Detailed Data Preparation Steps

Exploratory Analysis

  1. 1. Identifying inbound(IB) / outbound(OB) shipments

Different methods are used for different data sets according to the specifications of our sponsor.
Methods used include:

  • Checking the receiver and sender name
  • Identifying specific customer account no for IB and OB shipments
  • Identifying IB and OB shipments using starting and ending stage codes
  1. 2. Calculating turnaround time (TAT)

TAT time is used to calculate the total time taken from the starting point to the ending point of the shipment. It is used to flag out and ensure that shipments stay within the stipulated time.
Steps conducted:

  1. Identify the starting and ending dates using the starting and ending stage codes and their relevant stage updated dates.
  2. Calculate the TAT time by the difference in the number of days between the ending and starting date.

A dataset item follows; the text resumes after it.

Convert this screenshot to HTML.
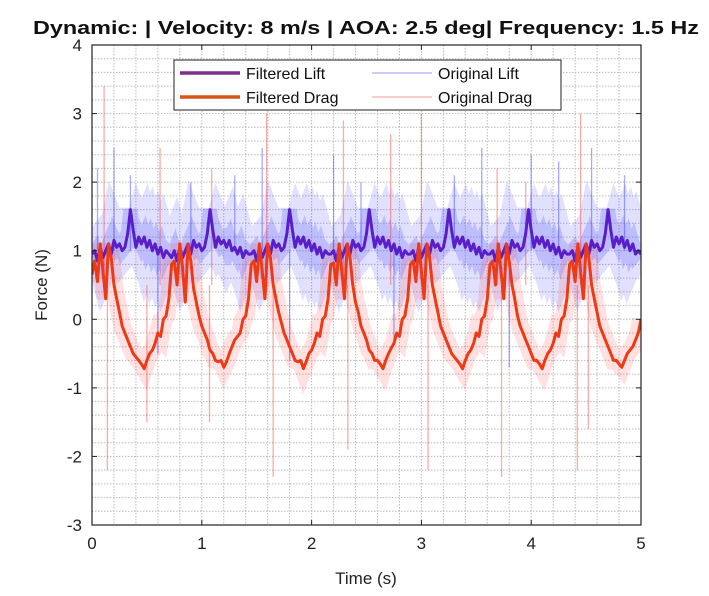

For shipments that are missing either a starting or ending point, they are flagged out and labelled as "Incomplete" shipments.
Shipments that are complete, they will either by labelled as "Pass" or "Fail" depending on the calculated TAT time. If the TAT time <= N, it will be labelled as "Pass" else "Fail".

Geospatial Analysis

  1. Compatibility of Sponsor Data and Online SHP files

Before we can proceed with mapping count values into our SHP map, we had to find identify a joining column. This column will ensure that it is unique to each City/Province and must be identical for both Sponsor and Online data. Examples of joining columns include:

  • Unique country-code based on ProvinceID and CityID that includes Postal Code as well
  • If such country-code is not avaiable, we will create our own Country-Code by inserting our own ProvinceID and CityID and then creating the code as such: "ProvinceID-CityID"
  • Sponsor data for some countries did not include

Further Problems:
Sponsor data had to be cleaned as well as they sometimes input "District, City" as Receiver. If shp map and sponsor data have too many mismatches, but lat long is provided, then we will have to create our own polygons and shp file based on these coordinates.